> [Problem requirements]: Make an exact copy of the lines, leaving the pictures out.

> [Information supplied]:
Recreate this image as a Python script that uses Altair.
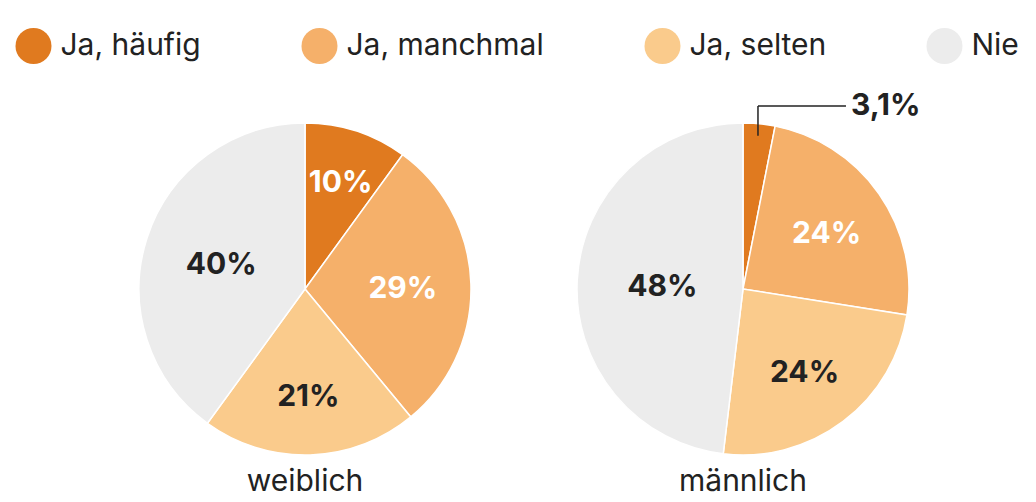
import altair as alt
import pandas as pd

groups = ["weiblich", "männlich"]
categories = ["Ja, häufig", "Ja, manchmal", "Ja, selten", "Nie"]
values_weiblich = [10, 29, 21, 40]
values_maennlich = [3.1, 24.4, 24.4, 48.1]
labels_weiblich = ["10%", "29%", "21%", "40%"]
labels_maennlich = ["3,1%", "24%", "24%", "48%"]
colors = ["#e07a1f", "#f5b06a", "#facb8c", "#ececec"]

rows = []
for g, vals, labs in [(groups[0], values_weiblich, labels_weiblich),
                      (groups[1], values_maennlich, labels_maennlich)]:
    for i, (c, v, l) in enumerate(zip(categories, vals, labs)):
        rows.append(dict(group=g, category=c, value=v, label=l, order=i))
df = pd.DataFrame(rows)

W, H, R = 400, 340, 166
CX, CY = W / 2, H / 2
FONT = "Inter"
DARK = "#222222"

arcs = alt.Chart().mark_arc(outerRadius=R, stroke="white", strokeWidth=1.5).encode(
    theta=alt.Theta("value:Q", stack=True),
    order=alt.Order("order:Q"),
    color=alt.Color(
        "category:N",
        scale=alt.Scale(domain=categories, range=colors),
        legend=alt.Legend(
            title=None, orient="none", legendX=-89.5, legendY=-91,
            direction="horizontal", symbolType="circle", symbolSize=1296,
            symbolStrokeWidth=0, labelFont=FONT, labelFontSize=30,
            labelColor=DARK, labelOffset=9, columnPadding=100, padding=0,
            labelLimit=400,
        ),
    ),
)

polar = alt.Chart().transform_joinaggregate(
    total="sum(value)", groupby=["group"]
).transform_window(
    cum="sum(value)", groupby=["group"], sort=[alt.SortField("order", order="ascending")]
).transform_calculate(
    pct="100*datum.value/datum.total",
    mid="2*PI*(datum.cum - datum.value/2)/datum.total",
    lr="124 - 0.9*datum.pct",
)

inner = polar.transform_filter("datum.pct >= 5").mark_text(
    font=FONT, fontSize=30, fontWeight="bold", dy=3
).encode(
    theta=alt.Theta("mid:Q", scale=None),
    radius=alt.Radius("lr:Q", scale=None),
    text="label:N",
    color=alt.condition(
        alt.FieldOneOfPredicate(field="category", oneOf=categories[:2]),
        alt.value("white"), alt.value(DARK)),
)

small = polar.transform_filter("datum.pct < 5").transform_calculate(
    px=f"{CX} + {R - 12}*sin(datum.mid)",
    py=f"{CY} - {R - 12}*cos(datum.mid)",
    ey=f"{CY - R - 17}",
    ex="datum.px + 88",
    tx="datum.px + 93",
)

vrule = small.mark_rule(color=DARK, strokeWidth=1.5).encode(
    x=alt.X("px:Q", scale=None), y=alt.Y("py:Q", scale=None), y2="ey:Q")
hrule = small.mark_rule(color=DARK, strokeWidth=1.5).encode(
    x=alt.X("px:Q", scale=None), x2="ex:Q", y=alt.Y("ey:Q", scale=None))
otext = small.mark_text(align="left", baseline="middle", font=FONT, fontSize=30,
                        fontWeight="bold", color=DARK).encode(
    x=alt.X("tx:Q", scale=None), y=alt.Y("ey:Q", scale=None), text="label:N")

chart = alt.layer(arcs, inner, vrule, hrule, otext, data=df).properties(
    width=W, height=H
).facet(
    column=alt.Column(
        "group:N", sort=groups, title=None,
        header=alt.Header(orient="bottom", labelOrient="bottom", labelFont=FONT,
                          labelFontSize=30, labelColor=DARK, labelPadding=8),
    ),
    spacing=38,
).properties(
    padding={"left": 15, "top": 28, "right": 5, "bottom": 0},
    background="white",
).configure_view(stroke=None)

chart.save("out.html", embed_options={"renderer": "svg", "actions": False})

> [The response]:
Recreate this image as a Python script that uses Altair.
import altair as alt
import pandas as pd

groups = ["weiblich", "männlich"]
categories = ["Ja, häufig", "Ja, manchmal", "Ja, selten", "Nie"]
values_weiblich = [10, 29, 21, 40]
values_maennlich = [3.1, 24.4, 24.4, 48.1]
labels_weiblich = ["10%", "29%", "21%", "40%"]
labels_maennlich = ["3,1%", "24%", "24%", "48%"]
colors = ["#e07a1f", "#f5b06a", "#facb8c", "#ececec"]

rows = []
for g, vals, labs in [(groups[0], values_weiblich, labels_weiblich),
                      (groups[1], values_maennlich, labels_maennlich)]:
    for i, (c, v, l) in enumerate(zip(categories, vals, labs)):
        rows.append(dict(group=g, category=c, value=v, label=l, order=i))
df = pd.DataFrame(rows)

W, H, R = 400, 340, 166
CX, CY = W / 2, H / 2
FONT = "Inter"
DARK = "#222222"

arcs = alt.Chart().mark_arc(outerRadius=R, stroke="white", strokeWidth=1.5).encode(
    theta=alt.Theta("value:Q", stack=True),
    order=alt.Order("order:Q"),
    color=alt.Color(
        "category:N",
        scale=alt.Scale(domain=categories, range=colors),
        legend=alt.Legend(
            title=None, orient="none", legendX=-89.5, legendY=-91,
            direction="horizontal", symbolType="circle", symbolSize=1296,
            symbolStrokeWidth=0, labelFont=FONT, labelFontSize=30,
            labelColor=DARK, labelOffset=9, columnPadding=100, padding=0,
            labelLimit=400,
        ),
    ),
)

polar = alt.Chart().transform_joinaggregate(
    total="sum(value)", groupby=["group"]
).transform_window(
    cum="sum(value)", groupby=["group"], sort=[alt.SortField("order", order="ascending")]
).transform_calculate(
    pct="100*datum.value/datum.total",
    mid="2*PI*(datum.cum - datum.value/2)/datum.total",
    lr="124 - 0.9*datum.pct",
)

inner = polar.transform_filter("datum.pct >= 5").mark_text(
    font=FONT, fontSize=30, fontWeight="bold", dy=3
).encode(
    theta=alt.Theta("mid:Q", scale=None),
    radius=alt.Radius("lr:Q", scale=None),
    text="label:N",
    color=alt.condition(
        alt.FieldOneOfPredicate(field="category", oneOf=categories[:2]),
        alt.value("white"), alt.value(DARK)),
)

small = polar.transform_filter("datum.pct < 5").transform_calculate(
    px=f"{CX} + {R - 12}*sin(datum.mid)",
    py=f"{CY} - {R - 12}*cos(datum.mid)",
    ey=f"{CY - R - 17}",
    ex="datum.px + 88",
    tx="datum.px + 93",
)

vrule = small.mark_rule(color=DARK, strokeWidth=1.5).encode(
    x=alt.X("px:Q", scale=None), y=alt.Y("py:Q", scale=None), y2="ey:Q")
hrule = small.mark_rule(color=DARK, strokeWidth=1.5).encode(
    x=alt.X("px:Q", scale=None), x2="ex:Q", y=alt.Y("ey:Q", scale=None))
otext = small.mark_text(align="left", baseline="middle", font=FONT, fontSize=30,
                        fontWeight="bold", color=DARK).encode(
    x=alt.X("tx:Q", scale=None), y=alt.Y("ey:Q", scale=None), text="label:N")

chart = alt.layer(arcs, inner, vrule, hrule, otext, data=df).properties(
    width=W, height=H
).facet(
    column=alt.Column(
        "group:N", sort=groups, title=None,
        header=alt.Header(orient="bottom", labelOrient="bottom", labelFont=FONT,
                          labelFontSize=30, labelColor=DARK, labelPadding=8),
    ),
    spacing=38,
).properties(
    padding={"left": 15, "top": 28, "right": 5, "bottom": 0},
    background="white",
).configure_view(stroke=None)

chart.save("out.html", embed_options={"renderer": "svg", "actions": False})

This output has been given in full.